Pietro Mascagnis musikdramatisch gefasste „Sizilianische Bauernehre“ lässt opera incignito-Regisseur Andreas Wiedermann mal nicht im Mafia-Land verloren gehen, wo sie hingehört und seit Jahrzehnten für Aufregung unter Verismo-Fans auf der Opernbühne sorgt, sondern im verarmten, engen Einwanderer-Milieu New Yorks der 1920er Jahre. „Cavalleria rusticana“ also ganz anders? Nicht doch. Denn musikalisch ist sie, wenn auch nur durch ein tüchtiges Quartett unter Leitung und vom Flügel aus dirigiert von Ernst Bartmann, wie mit Orchester angekommen. Die herzergreifende Story lässt Wiedermann nicht ganz so verlaufen wie sie Mascagnis Librettisten erfanden und kurz vor 1890 in die Welt setzten.
Wiedermann, der Widerständler. Schon der Aufhänger ist bei ihm anders als es jeder Operngänger im Gedächtnis hat. Eindrucksvoll die an die Apsiswand projizierten alten Auswanderer-Fotos. Seine ausgesucht präsente Crew agiert in Mama Lucias Requisiten-armer Behausung, d. h. im Altarraum der Münchner Allerheiligenhofkirche, eingerichtet von Anton Empl, minimalistisch ausgestattet von Bärbel Gruber und Evi Festl. Man kommt ohne Chorszenen, aber nicht völlig ohne Ostersonntagmorgen-Flair aus. Was für gewöhnlich mit Wucht und Kraft aus sizilianischen Bauern-Kehlen strömt, unterstützt von Frauen und Kindern, wurde eingedampft auf Einzelstimmen, die man im Libretto vergeblich sucht. Die frei erfundene Rosarina (Zuzanna Ciszewska) ersetzt mit von der an den Rollstuhl gebundenen Mama Lucia (großartig: Maria Czeiler) die Chorpartien, lässt sogar lieblich eine Mascagni abgelauschte Arie vernehmen. Für die Osterzeit passen allerdings ihre Rosen nicht. Wie arg, wenn sie nach und nach – symbolisch für den Verlust der Ehre – geköpft werden!

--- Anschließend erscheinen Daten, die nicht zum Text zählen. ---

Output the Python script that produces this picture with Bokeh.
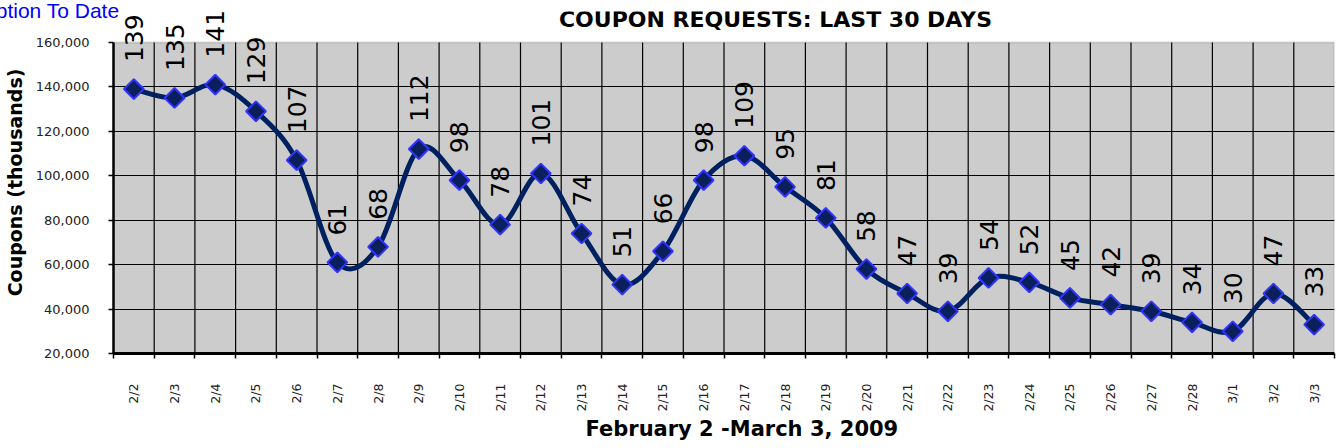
import numpy as np
from bokeh.plotting import figure
from bokeh.models import (ColumnDataSource, FixedTicker, NumeralTickFormatter, LabelSet, Label,
                          BoxAnnotation, Title)
from bokeh.core.properties import value
from bokeh.embed import file_html
from bokeh.resources import INLINE

dates = ["2/2", "2/3", "2/4", "2/5", "2/6", "2/7", "2/8", "2/9", "2/10", "2/11",
         "2/12", "2/13", "2/14", "2/15", "2/16", "2/17", "2/18", "2/19", "2/20", "2/21",
         "2/22", "2/23", "2/24", "2/25", "2/26", "2/27", "2/28", "3/1", "3/2", "3/3"]
coupons_k = [139, 135, 141, 129, 107, 61, 68, 112, 98, 78,
             101, 74, 51, 66, 98, 109, 95, 81, 58, 47,
             39, 54, 52, 45, 42, 39, 34, 30, 47, 33]
y_ticks = [20000, 40000, 60000, 80000, 100000, 120000, 140000, 160000]
title_text = "COUPON REQUESTS: LAST 30 DAYS"
x_title_text = "February 2 -March 3, 2009"
y_title_text = "Coupons (thousands)"
corner_text = "Inception To Date"

n = len(dates)
Y0, Y1 = y_ticks[0], y_ticks[-1]
W, H = 1336, 440
FL, FR, PT, FB = 113, 1334, 42, 354   # plot-area edges in canvas pixels
FT = 11                               # frame top (frame extends above plot area for labels)


def dx(px):
    return -0.5 + (px - FL) * n / (FR - FL)


def dy(py):
    return Y1 - (py - PT) * (Y1 - Y0) / (FB - PT)


xs = np.arange(n, dtype=float)
ys = np.array(coupons_k, dtype=float) * 1000
src = ColumnDataSource(dict(x=xs, y=ys, lab=[str(v) for v in coupons_k]))

# smooth (Catmull-Rom style) bezier segments through the data points
x0, y0, x1, y1, cx0, cy0, cx1, cy1 = [], [], [], [], [], [], [], []
for i in range(n - 1):
    a, b, c, d = max(i - 1, 0), i, i + 1, min(i + 2, n - 1)
    x0.append(xs[b]); y0.append(ys[b]); x1.append(xs[c]); y1.append(ys[c])
    cx0.append(xs[b] + (xs[c] - xs[a]) / 6); cy0.append(ys[b] + (ys[c] - ys[a]) / 6)
    cx1.append(xs[c] - (xs[d] - xs[b]) / 6); cy1.append(ys[c] - (ys[d] - ys[b]) / 6)
bz = ColumnDataSource(dict(x0=x0, y0=y0, x1=x1, y1=y1, cx0=cx0, cy0=cy0, cx1=cx1, cy1=cy1))

p = figure(width=W, height=H, output_backend="svg", toolbar_location=None,
           x_range=(-0.5, n - 0.5), y_range=(Y0, dy(FT)),
           min_border_left=FL, min_border_right=W - FR, min_border_top=FT, min_border_bottom=H - FB)
p.background_fill_color = "white"
p.border_fill_color = "white"
p.outline_line_color = None

# gray plot area (20,000 .. 160,000)
p.add_layout(BoxAnnotation(bottom=Y0, top=Y1, fill_color="#CCCCCC", fill_alpha=1.0,
                           line_color="#808080", line_width=2, level="image"))

# x axis
p.xaxis.ticker = FixedTicker(ticks=list(range(n)), minor_ticks=[i - 0.5 for i in range(n + 1)])
p.xaxis.major_label_overrides = {i: d for i, d in enumerate(dates)}
p.xaxis.major_label_orientation = np.pi / 2
p.xaxis.major_tick_line_color = None
p.xaxis.major_tick_in = 0
p.xaxis.major_tick_out = 0
p.xaxis.minor_tick_in = 0
p.xaxis.minor_tick_out = 5
p.xaxis.minor_tick_line_color = "black"
p.xaxis.minor_tick_line_width = 1.5
p.xaxis.major_label_standoff = 25
p.xaxis.major_label_text_font = "DejaVu Sans"
p.xaxis.major_label_text_font_size = "12.5px"
p.xaxis.major_label_text_color = "#222222"
p.xaxis.axis_line_color = "black"
p.xaxis.axis_line_width = 3

# y axis
p.yaxis.ticker = FixedTicker(ticks=y_ticks)
p.yaxis.bounds = (Y0, Y1)
p.yaxis.formatter = NumeralTickFormatter(format="0,0")
p.yaxis.major_tick_in = 0
p.yaxis.major_tick_out = 5
p.yaxis.major_tick_line_color = "black"
p.yaxis.major_tick_line_width = 1.5
p.yaxis.minor_tick_line_color = None
p.yaxis.major_label_standoff = 19
p.yaxis.major_label_text_font = "DejaVu Sans"
p.yaxis.major_label_text_font_size = "13px"
p.yaxis.major_label_text_color = "#222222"
p.yaxis.axis_line_color = "black"
p.yaxis.axis_line_width = 2.5
p.yaxis.axis_label = y_title_text
p.yaxis.axis_label_text_font = "DejaVu Sans"
p.yaxis.axis_label_text_font_style = "bold"
p.yaxis.axis_label_text_font_size = "19px"
p.yaxis.axis_label_standoff = 7
p.yaxis.axis_label_text_color = "black"

# grids: horizontal from the y ticks, vertical category separators limited to the plot area
p.xgrid.visible = False
p.ygrid.ticker = FixedTicker(ticks=y_ticks[1:-1])
p.ygrid.grid_line_color = "black"
p.ygrid.grid_line_width = 1.2
sep = [i - 0.5 for i in range(1, n)]
p.segment(x0=sep, y0=[Y0] * len(sep), x1=sep, y1=[Y1] * len(sep),
          line_color="black", line_width=1.2)

p.bezier(x0="x0", y0="y0", x1="x1", y1="y1", cx0="cx0", cy0="cy0", cx1="cx1", cy1="cy1",
         source=bz, line_color="#002060", line_width=5)
p.scatter("x", "y", source=src, marker="square", angle=np.pi / 4, size=14,
          fill_color="#0A1F5C", line_color="#3333FF", line_width=2)

labels = LabelSet(x="x", y="y", text="lab", source=src, angle=np.pi / 2,
                  text_align="left", text_baseline="middle", y_offset=27,
                  text_font=value("DejaVu Sans"), text_font_size=value("25px"),
                  text_color="black")
p.add_layout(labels)

p.add_layout(Label(x=dx(775), y=dy(19), text=title_text, text_align="center",
                   text_baseline="alphabetic", text_font="DejaVu Sans",
                   text_font_style="bold", text_font_size="22px", text_color="black"))

# corner caption (partly cut by the left edge, as in the original)
p.title.text = corner_text
p.title.align = "right"
p.title.offset = FR - 119
p.title.standoff = -21
p.title.vertical_align = "bottom"
p.title.text_font = "Liberation Sans Narrow, Liberation Sans, sans-serif"
p.title.text_font_size = "21px"
p.title.text_font_style = "normal"
p.title.text_color = "#0000FF"

# x axis title
p.add_layout(Title(text=x_title_text, align="left", offset=585 - FL, standoff=0,
                   vertical_align="bottom", text_font="DejaVu Sans", text_font_style="bold",
                   text_font_size="21px", text_color="black"), "below")

open("out.html", "w").write(file_html(p, INLINE))
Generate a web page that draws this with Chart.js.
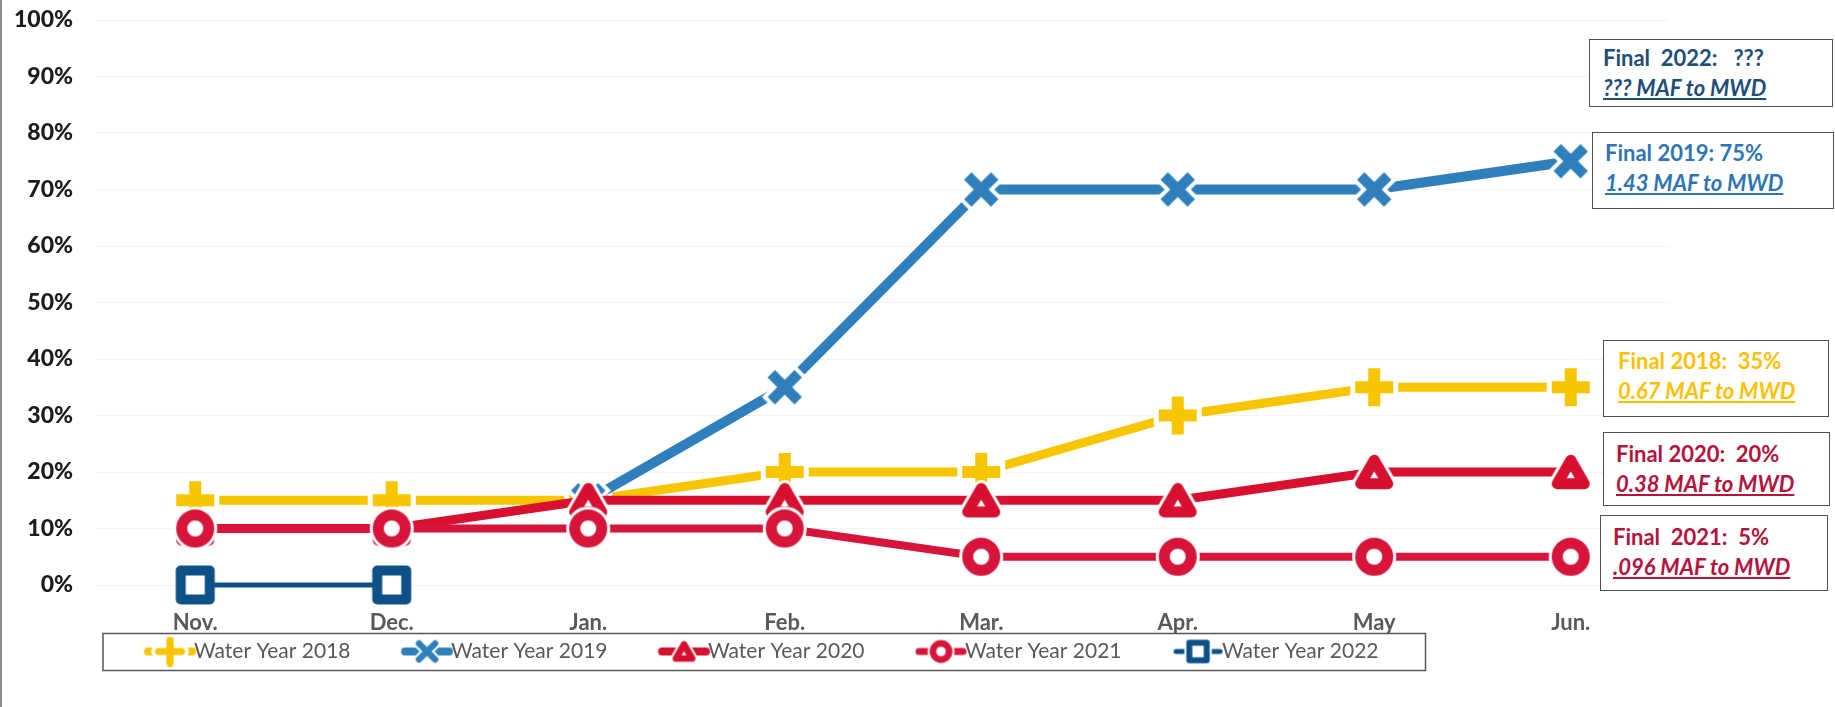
<!DOCTYPE html>
<html>
<head>
<meta charset="utf-8">
<script src="https://cdn.jsdelivr.net/npm/chart.js@4.4.1/dist/chart.umd.min.js"></script>
<style>
  html, body { margin: 0; padding: 0; background: #fff; }
  #wrap { position: relative; width: 1835px; height: 707px; overflow: hidden; }
  #frame { position: absolute; left: 0; top: 0; width: 2px; height: 707px; background: #8c8c8c; }
  .note { position: absolute; box-sizing: border-box; border: 1.5px solid #505050; background: #fff;
          font-family: Lato, sans-serif; font-weight: bold; font-size: 22px; line-height: 30px; white-space: pre; }
  .note i { text-decoration: underline; }
</style>
</head>
<body>
<div id="wrap">
  <canvas id="myChart" width="1835" height="707"></canvas>
  <div id="frame"></div>
  <div class="note" style="left:1589px;top:39px;width:244px;height:68px;padding:3px 0 0 13px;color:#1F4E79">Final  2022:   ???<br><i>??? MAF to MWD</i></div>
  <div class="note" style="left:1592px;top:132px;width:242px;height:77px;padding:5px 0 0 12px;color:#2E75B6">Final 2019: 75%<br><i>1.43 MAF to MWD</i></div>
  <div class="note" style="left:1603px;top:340px;width:226px;height:77px;padding:5px 0 0 14px;color:#FFC000">Final 2018:  35%<br><i>0.67 MAF to MWD</i></div>
  <div class="note" style="left:1603px;top:432px;width:227px;height:74px;padding:6px 0 0 12px;color:#B5133C">Final 2020:  20%<br><i>0.38 MAF to MWD</i></div>
  <div class="note" style="left:1600px;top:515px;width:228px;height:76px;padding:6px 0 0 12px;color:#B5133C">Final  2021:  5%<br><i>.096 MAF to MWD</i></div>
</div>
<script>
const months = ['Nov.', 'Dec.', 'Jan.', 'Feb.', 'Mar.', 'Apr.', 'May', 'Jun.'];
const wy2018 = [15, 15, 15, 20, 20, 30, 35, 35];
const wy2019 = [null, null, 15, 35, 70, 70, 70, 75];
const wy2020 = [10, 10, 15, 15, 15, 15, 20, 20];
const wy2021 = [10, 10, 10, 10, 5, 5, 5, 5];
const wy2022 = [0, 0, null, null, null, null, null, null];

const yellow = '#F7C600', blue = '#2F7FBC', red = '#D6102E', red2 = '#D7153A', navy = '#0E5189';

// legend spacing, worked out from the text width
const legendFont = '21px Lato';
const mctx = document.createElement('canvas').getContext('2d');
mctx.font = legendFont;
const textW = mctx.measureText('Water Year 2018').width;
const boxW = 241.5 - textW;

function makeCanvas(w, h) {
  const c = document.createElement('canvas');
  c.width = w; c.height = h;
  return c;
}

function drawMarker(ctx, kind, x, y, k, color, halo) {
  const passes = halo > 0 ? [['#fff', halo], [color, 0]] : [[color, 0]];
  passes.forEach(([col, h]) => {
    ctx.save();
    ctx.strokeStyle = col;
    ctx.fillStyle = '#fff';
    ctx.lineJoin = 'round';
    ctx.beginPath();
    if (kind === 'plus') {
      ctx.lineWidth = 12 * k + 2 * h;
      const a = 19 * k + h;
      ctx.moveTo(x - a, y); ctx.lineTo(x + a, y);
      ctx.moveTo(x, y - a); ctx.lineTo(x, y + a);
      ctx.stroke();
    } else if (kind === 'cross') {
      ctx.lineWidth = 10.5 * k + 2 * h;
      const a = 13.5 * k + h * 0.7;
      ctx.moveTo(x - a, y - a); ctx.lineTo(x + a, y + a);
      ctx.moveTo(x - a, y + a); ctx.lineTo(x + a, y - a);
      ctx.stroke();
    } else if (kind === 'triangle') {
      ctx.lineWidth = 11 * k + 2 * h;
      ctx.moveTo(x, y - 11.7 * k);
      ctx.lineTo(x + 13.5 * k, y + 11.7 * k);
      ctx.lineTo(x - 13.5 * k, y + 11.7 * k);
      ctx.closePath();
      ctx.fill(); ctx.stroke();
    } else if (kind === 'circle') {
      ctx.lineWidth = 11 * k + 2 * h;
      ctx.arc(x, y, 13.5 * k, 0, Math.PI * 2);
      ctx.fill(); ctx.stroke();
    } else {
      ctx.lineWidth = 10 * k + 2 * h;
      const a = 14.5 * k;
      ctx.rect(x - a, y - a, 2 * a, 2 * a);
      ctx.fill(); ctx.stroke();
    }
    ctx.restore();
  });
}

function pointIcon(kind, color, halo) {
  const c = makeCanvas(64, 64);
  drawMarker(c.getContext('2d'), kind, 32, 32, 1, color, halo);
  return c;
}

function legendIcon(kind, color, lw) {
  const E = 30;
  const c = makeCanvas(Math.round(boxW + 2 * E), 30);
  const ctx = c.getContext('2d');
  const mx = E + boxW - 13.5, my = 15;
  ctx.strokeStyle = color;
  ctx.lineWidth = lw;
  ctx.lineCap = 'round';
  ctx.beginPath(); ctx.moveTo(mx - 22, my); ctx.lineTo(mx + 22, my); ctx.stroke();
  drawMarker(ctx, kind, mx, my, 0.6, color, 2);
  return c;
}

const legendIcons = [
  legendIcon('plus', yellow, 8),
  legendIcon('cross', blue, 8),
  legendIcon('triangle', red, 8),
  legendIcon('circle', red2, 7),
  legendIcon('square', navy, 5)
];

const legendBox = {
  id: 'legendBox',
  afterLayout(chart) {
    chart.legend.left = 178.5 - boxW;
  },
  afterDraw(chart) {
    const hb = chart.legend.legendHitBoxes;
    if (!hb || !hb.length) return;
    const ctx = chart.ctx;
    const cy = hb[0].top + 10.5;
    const left = hb[0].left + boxW - 13.5 - 67;
    const last = hb[hb.length - 1];
    const right = last.left + boxW + 10.5 + textW + 47;
    ctx.save();
    ctx.strokeStyle = '#555';
    ctx.lineWidth = 1.5;
    ctx.strokeRect(left, cy - 18, right - left, 37);
    ctx.restore();
  }
};

function series(label, data, color, width, kind, halo, order) {
  return {
    label: label,
    data: data,
    borderColor: color,
    backgroundColor: color,
    borderWidth: width,
    pointStyle: pointIcon(kind, color, halo),
    pointRadius: 8,
    pointHoverRadius: 8,
    pointBorderWidth: 0,
    pointHoverBorderWidth: 0,
    clip: false,
    order: order
  };
}

new Chart(document.getElementById('myChart'), {
  type: 'line',
  data: {
    labels: months,
    datasets: [
      series('Water Year 2018', wy2018, yellow, 9, 'plus', 5, 3),
      series('Water Year 2019', wy2019, blue, 10, 'cross', 4, 2),
      series('Water Year 2020', wy2020, red, 9, 'triangle', 3, 1),
      series('Water Year 2021', wy2021, red2, 8, 'circle', 3, 0),
      series('Water Year 2022', wy2022, navy, 5, 'square', 0, 4)
    ]
  },
  options: {
    responsive: false,
    animation: false,
    layout: { padding: { top: 20, right: 166, bottom: 35, left: 0 } },
    plugins: {
      tooltip: { enabled: false },
      legend: {
        position: 'bottom',
        align: 'start',
        labels: {
          usePointStyle: true,
          pointStyleWidth: boxW,
          padding: 5,
          color: '#595959',
          font: { family: 'Lato', size: 21 },
          sort: (a, b) => a.datasetIndex - b.datasetIndex,
          generateLabels(chart) {
            const items = Chart.defaults.plugins.legend.labels.generateLabels(chart);
            items.forEach(it => { it.pointStyle = legendIcons[it.datasetIndex]; });
            return items;
          }
        }
      }
    },
    scales: {
      x: {
        offset: true,
        grid: { display: false, drawTicks: false },
        border: { display: false },
        ticks: { color: '#595959', font: { family: 'Lato', size: 22, weight: 'bold' }, padding: 25 },
        afterFit(scale) { scale.height = 51; }
      },
      y: {
        min: 0,
        max: 100,
        grid: { color: '#f3f3f3', drawTicks: false },
        border: { display: false },
        ticks: {
          stepSize: 10,
          padding: 24,
          color: '#1c1c1c',
          font: { family: 'Lato', size: 23, weight: '900' },
          callback: v => v + '%'
        },
        afterFit(scale) {
          scale.width = 97;
          scale.paddingTop = 0;
          scale.paddingBottom = 0;
        }
      }
    }
  },
  plugins: [legendBox]
});
</script>
</body>
</html>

Die brutale Vergewaltigung der entehrten, bedauerlich hintergangenen zarten Santuzza durch den erregten Turrido-Vetter Alfio war nicht notwendig, um die mit Lola betrogene, schwangere Gattin Turridos unmittelbar vor dem wehmütigen, von den Musikern bewundernswert feinfühlig dargebrachten Intermezzo völlig fertig zu machen. Das starke Oktett der Schmuggler- und Einbrecherbande überzeugte. Carolin Ritter gab als leidende Santuzza alles, was ihr gefragter Mezzosopran hergab. Ihr fremdgehender Turridu war bei Rodrigo Trosino sehr gut aufgehoben, während Robson Bueno sich für den Grobian Alfio viel zu sehr verausgabte. Turridu muss sein Leben lassen – das Publikum erfährt von seinem Tod durch Rosalina. „Mutter, der Rote war allzu feurig“, hat man noch im Ohr – kann`s aber nicht recht glauben, dass das Schlückchen genippten Weins wirklich schuld sein soll an seinem Hingang.
Das Münchner Publikum applaudierte freundlich. Der ersten von zwei Aufführungen in der Wiedermann`schen „Cavalleria“-Version gingen, kaum zu glauben, vier im Dorfener Gasthof Jakobmayer voraus. Nächste opera incognita-Produktion: „Akhnaten“. Damit begibt man sich erstmals auf das zumindest für die Publikums-Akzeptanz heikle Terrain der zeitgenössischen Oper, komponiert 1984 von Philipp Glass. Premiere: 27. August. Der der Handlung angepasste Ort: das Staatliche Museum Ägyptischer Kunst.